Maybe my self-directed inner critic had grown so hyperactive, I couldn't turn it off around others. Or maybe, telling my partner to approach work, exercise, and life the same way I did was an effort to reassure myself that my approach was valid. But was I really validating myself, or was I validating my dad?

That's when it hit me: The discipline, hard work, and ability to push past the point when you want to stop that my dad instilled in me had gotten me far in my career, but these virtues weren't serving me on my runs. They were making me uptight and obsessive during what was supposed to be a break from the pressures of my workday; a time to relax and clear my head.

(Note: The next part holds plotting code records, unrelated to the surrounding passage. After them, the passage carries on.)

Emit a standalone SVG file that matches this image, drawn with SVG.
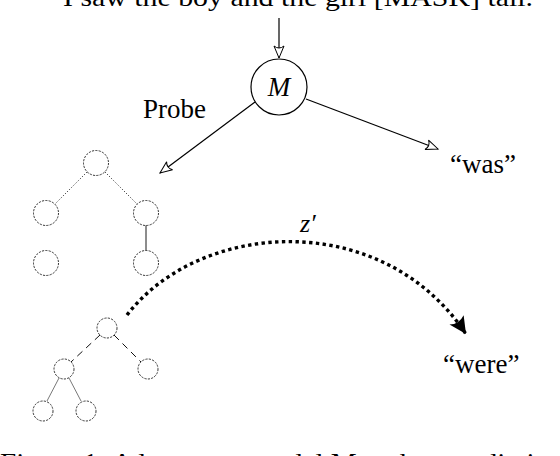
<svg xmlns="http://www.w3.org/2000/svg" width="560" height="456" viewBox="0 0 560 456">
<style>
  .t { font-family: "Liberation Serif", "Times New Roman", serif; fill: #000; }
  .edge { stroke: #000; stroke-width: 1.2; fill: none; }
  .dc { fill: none; stroke: #222; stroke-width: 0.9; stroke-dasharray: 2.2 1.2; }
  .dot { stroke: #111; stroke-width: 1; stroke-dasharray: 1 2; fill: none; }
  .dash { stroke: #111; stroke-width: 1; stroke-dasharray: 7 5; fill: none; }
  .thin { stroke: #555; stroke-width: 0.8; fill: none; }
</style>
<defs>
  <marker id="open" viewBox="-13 -7 15 14" refX="0" refY="0" markerWidth="15" markerHeight="14" markerUnits="userSpaceOnUse" orient="auto">
    <path d="M-12,-5 L0,0 L-12,5 Q-8,0 -12,-5 Z" fill="#fff" stroke="#000" stroke-width="1"/>
  </marker>
  <marker id="solid" viewBox="-18 -10 20 20" refX="0" refY="0" markerWidth="20" markerHeight="20" markerUnits="userSpaceOnUse" orient="auto">
    <path d="M-17,-8.5 L0,0 L-17,8.5 Q-12,0 -17,-8.5 Z" fill="#000"/>
  </marker>
</defs>

<text class="t" x="298" y="6" font-size="26" text-anchor="middle" textLength="470" lengthAdjust="spacingAndGlyphs">I saw the boy and the girl [MASK] tall.</text>

<g id="connectors">
  <line class="edge" x1="279" y1="18" x2="279" y2="58" marker-end="url(#open)"/>
  <line class="edge" x1="255" y1="102" x2="160" y2="173" marker-end="url(#open)"/>
  <line class="edge" x1="306" y1="99" x2="438" y2="149" marker-end="url(#open)"/>
  <path d="M127,315 C200,220 382,208 466,334" fill="none" stroke="#000" stroke-width="3.4" stroke-dasharray="3.4 3.4" marker-end="url(#solid)"/>
  <!-- upper tree edges -->
  <line class="dot" x1="87" y1="172" x2="55" y2="204"/>
  <line class="dot" x1="105" y1="172" x2="137" y2="204"/>
  <line class="edge" style="stroke-width:0.9" x1="146" y1="225.5" x2="146" y2="250.5"/>
  <!-- lower tree edges -->
  <line class="dash" x1="100" y1="335" x2="71" y2="362"/>
  <line class="dash" x1="114" y1="335" x2="141" y2="362"/>
  <line class="thin" x1="59" y1="378" x2="47" y2="401"/>
  <line class="thin" x1="69" y1="378" x2="81" y2="401"/>
</g>

<g id="model">
  <circle cx="279" cy="87" r="28" fill="#fff" stroke="#000" stroke-width="1.2"/>
  <text class="t" x="279" y="96" font-size="27" font-style="italic" text-anchor="middle">M</text>
</g>
<g id="probe-label"><text class="t" x="143" y="118" font-size="27">Probe</text></g>
<g id="was"><text class="t" x="450" y="173" font-size="27">“was”</text></g>
<g id="were"><text class="t" x="443" y="373" font-size="27">“were”</text></g>
<g id="zprime"><text class="t" x="300" y="232" font-size="26" font-style="italic">z′</text></g>

<g id="tree-upper">
  <circle class="dc" cx="96" cy="163" r="12.5"/>
  <circle class="dc" cx="46" cy="213" r="12.5"/>
  <circle class="dc" cx="146" cy="213" r="12.5"/>
  <circle class="dc" cx="46" cy="263" r="12.5"/>
  <circle class="dc" cx="146" cy="263" r="12.5"/>
</g>
<g id="tree-lower">
  <circle class="dc" cx="107" cy="328" r="10"/>
  <circle class="dc" cx="64" cy="369" r="10"/>
  <circle class="dc" cx="148" cy="369" r="10"/>
  <circle class="dc" cx="43" cy="411" r="10"/>
  <circle class="dc" cx="86" cy="411" r="10"/>
</g>

<text class="t" x="0" y="471" font-size="26" textLength="575" lengthAdjust="spacingAndGlyphs">Figure 1: A language model M makes predictions</text>
</svg>
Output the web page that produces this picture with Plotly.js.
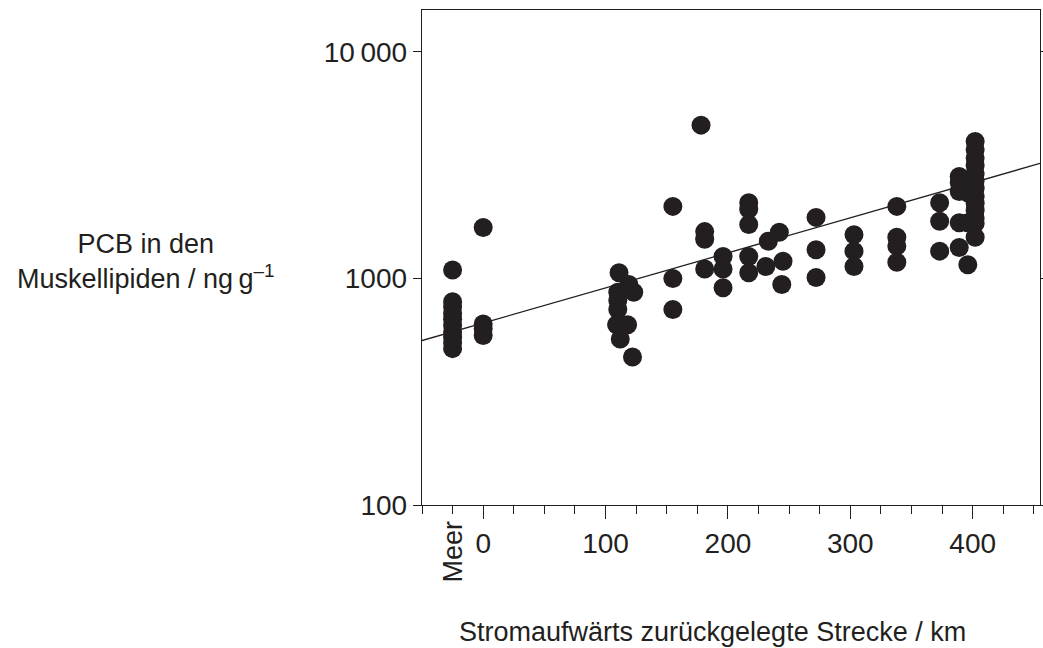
<!DOCTYPE html>
<html>
<head>
<meta charset="utf-8">
<script src="https://cdn.plot.ly/plotly-3.0.1.min.js"></script>
<style>body{margin:0;background:#fff}#plot{width:1043px;height:648px}</style>
</head>
<body>
<div id="plot"></div>
<script>
// distance upstream (km), -25 stands for "Meer" (sea)
const distKm = [
  -25, -25, -25, -25, -25, -25, -25, -25, -25, -25,
  0, 0, 0, 0,
  111, 119, 123, 110, 110, 110, 118, 109, 112, 122,
  155, 155, 155,
  181, 181, 181, 178,
  196, 196, 196,
  217, 217, 217, 217, 217,
  233, 242, 231, 245, 244,
  272, 272, 272,
  303, 303, 303,
  338, 338, 338, 338,
  373, 373, 373,
  389, 389, 389, 389, 389,
  396, 396, 396,
  402, 402, 402, 402, 402, 402, 402, 402, 402, 402, 402, 402, 402
];
// PCB in muscle lipids (ng/g)
const pcb = [
  1090, 790, 750, 700, 660, 620, 580, 550, 520, 490,
  1680, 630, 600, 560,
  1060, 940, 870, 870, 730, 800, 625, 625, 540, 450,
  2080, 1000, 730,
  1610, 1490, 1100, 4750,
  1250, 1100, 910,
  2160, 2020, 1730, 1250, 1060,
  1460, 1600, 1130, 1190, 940,
  1860, 1340, 1010,
  1560, 1320, 1130,
  2080, 1520, 1390, 1180,
  2160, 1790, 1320,
  2820, 2650, 2420, 1760, 1370,
  2390, 1760, 1150,
  4020, 3700, 3400, 3150, 2900, 2700, 2500, 2300, 2150, 2000, 1850, 1750, 1520
];
// regression line end points
const fitX = [-50, 455];
const fitY = [532, 3220];

const xTickVals = [0, 100, 200, 300, 400];
const xTickText = ['0', '100', '200', '300', '400'];
const yTickVals = [100, 1000, 10000];
const yTickText = ['100', '1000', '10\u2009000'];

const font = {family: 'Liberation Sans, Arial, sans-serif', color: '#231f20'};

const data = [
  {x: fitX, y: fitY, type: 'scatter', mode: 'lines',
   line: {color: '#231f20', width: 1.3}, hoverinfo: 'skip'},
  {x: distKm, y: pcb, type: 'scatter', mode: 'markers',
   marker: {color: '#231f20', size: 19}}
];

const layout = {
  width: 1043, height: 648,
  margin: {l: 422, r: 3, t: 10, b: 143},
  showlegend: false,
  paper_bgcolor: '#fff', plot_bgcolor: '#fff',
  font: Object.assign({size: 28}, font),
  xaxis: {
    range: [-50, 455], tickvals: xTickVals, ticktext: xTickText,
    ticks: 'outside', ticklen: 13, tickwidth: 1, tickcolor: '#231f20',
    minor: {dtick: 25, tick0: 0, ticks: 'outside', ticklen: 8, tickcolor: '#231f20'},
    showline: true, linecolor: '#231f20', linewidth: 1.3, mirror: true,
    showgrid: false, zeroline: false, tickfont: {size: 28}
  },
  yaxis: {
    type: 'log', range: [2, 4.185], tickvals: yTickVals, ticktext: yTickText,
    ticks: 'outside', ticklen: 8, tickwidth: 1, tickcolor: '#231f20',
    showline: true, linecolor: '#231f20', linewidth: 1.3, mirror: 'ticks',
    showgrid: false, zeroline: false, tickfont: {size: 28}
  },
  annotations: [
    {text: 'Meer', x: -25, y: 0, xref: 'x', yref: 'paper', yanchor: 'top',
     yshift: -14, textangle: -90, showarrow: false, font: {size: 27}},
    {text: 'PCB in den<br>Muskellipiden / ng\u2009g<sup>\u20131</sup>', x: 146, y: 261,
     xref: 'paper', yref: 'paper', xanchor: 'center', yanchor: 'middle',
     showarrow: false, font: {size: 27}},
    {text: 'Stromaufwärts zurückgelegte Strecke / km', x: 712, y: 632,
     xref: 'paper', yref: 'paper', xanchor: 'center', yanchor: 'middle',
     showarrow: false, font: {size: 27}}
  ]
};
// convert pixel positions of the free annotations to paper coords
[1, 2].forEach(function (i) {
  const a = layout.annotations[i];
  a.x = (a.x - 422) / (1043 - 422 - 3);
  a.y = (648 - 143 - a.y) / (648 - 143 - 10);
});

Plotly.newPlot('plot', data, layout, {staticPlot: true});
</script>
</body>
</html>
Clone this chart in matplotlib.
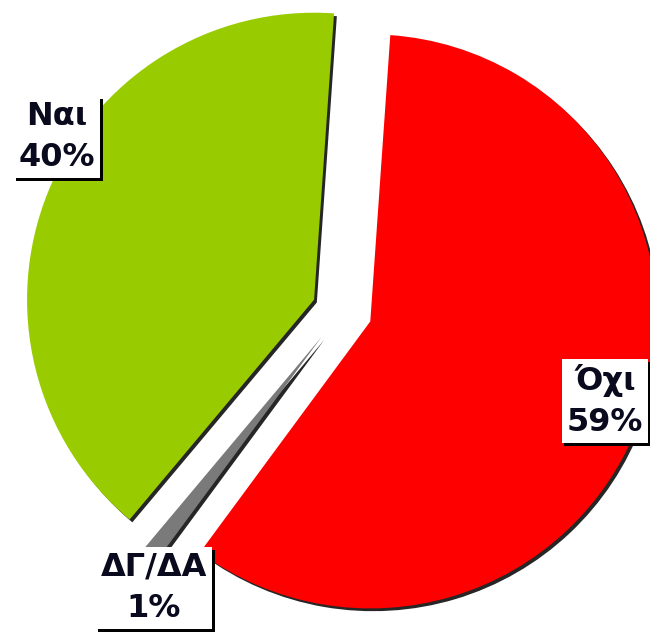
import matplotlib
matplotlib.use("Agg")
import matplotlib.pyplot as plt
import matplotlib.patheffects as pe

labels = ["Όχι", "ΔΓ/ΔΑ", "Ναι"]
values = [59, 1, 40]
pct_labels = ["59%", "1%", "40%"]
colors = ["#FF0000", "#7A7A7A", "#99CC00"]

W, H = 650, 632
fig = plt.figure(figsize=(W / 100, H / 100), dpi=100)
ax = fig.add_axes([0, 0, 1, 1])

R_PX = 287.0
CX, CY = 342.0, 311.0


def px(x, y):
    return (x - CX) / R_PX, (CY - y) / R_PX


shadow = [pe.SimplePatchShadow(offset=(2.0, -2.0), shadow_rgbFace="black", alpha=0.85), pe.Normal()]
wedges, _ = ax.pie(values, colors=colors, startangle=86, counterclock=False,
                   explode=[0.105, 0.115, 0.105], radius=1.0, center=(0, 0),
                   frame=False,
                   wedgeprops=dict(linewidth=0, path_effects=shadow))

ax.set_aspect("auto")
ax.set_xlim(px(0, 0)[0], px(W, 0)[0])
ax.set_ylim(px(0, H)[1], px(0, 0)[1])
ax.axis("off")

label_pos = [(605, 401), (154, 588), (57, 137)]
for lab, pct, (x, y) in zip(labels, pct_labels, label_pos):
    t = ax.text(*px(x, y), f"{lab}\n{pct}", ha="center", va="center",
                fontsize=23, fontweight="bold", color="#0a0a1e",
                family="DejaVu Sans", linespacing=1.42,
                bbox=dict(boxstyle="square,pad=0.16", fc="white", ec="none"))
    t.get_bbox_patch().set_path_effects(
        [pe.SimplePatchShadow(offset=(2, -2), shadow_rgbFace="black", alpha=1.0), pe.Normal()])

fig.savefig("out.png", dpi=100)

While I'm glad my dad taught me that pushing yourself pays off, I've since learned that there are many different definitions of a reward. Exercise is not a success when it's making you physically ill for no purpose. Collapsing doesn't mean you gave more than the person next to you. And that kind of strict mentality doesn't really allow you to enjoy life and enjoy movement.

So I decided to stop turning our running dates into another race training session. I would adopt my boyfriend's style: pausing at the flea market for fresh-squeezed pomegranate juice, lingering underneath a tree for some shade, and picking up ice cream cones on the way home. (

When we returned from our first leisurely run, I apologized to him for my drill-sergeant attitude, telling stories of my short-lived childhood running career. "I think I'm becoming my father," I said.

"So, I get a free trainer," he joked. "That's nice."

"Yeah." I thought about it. "I guess I did, too."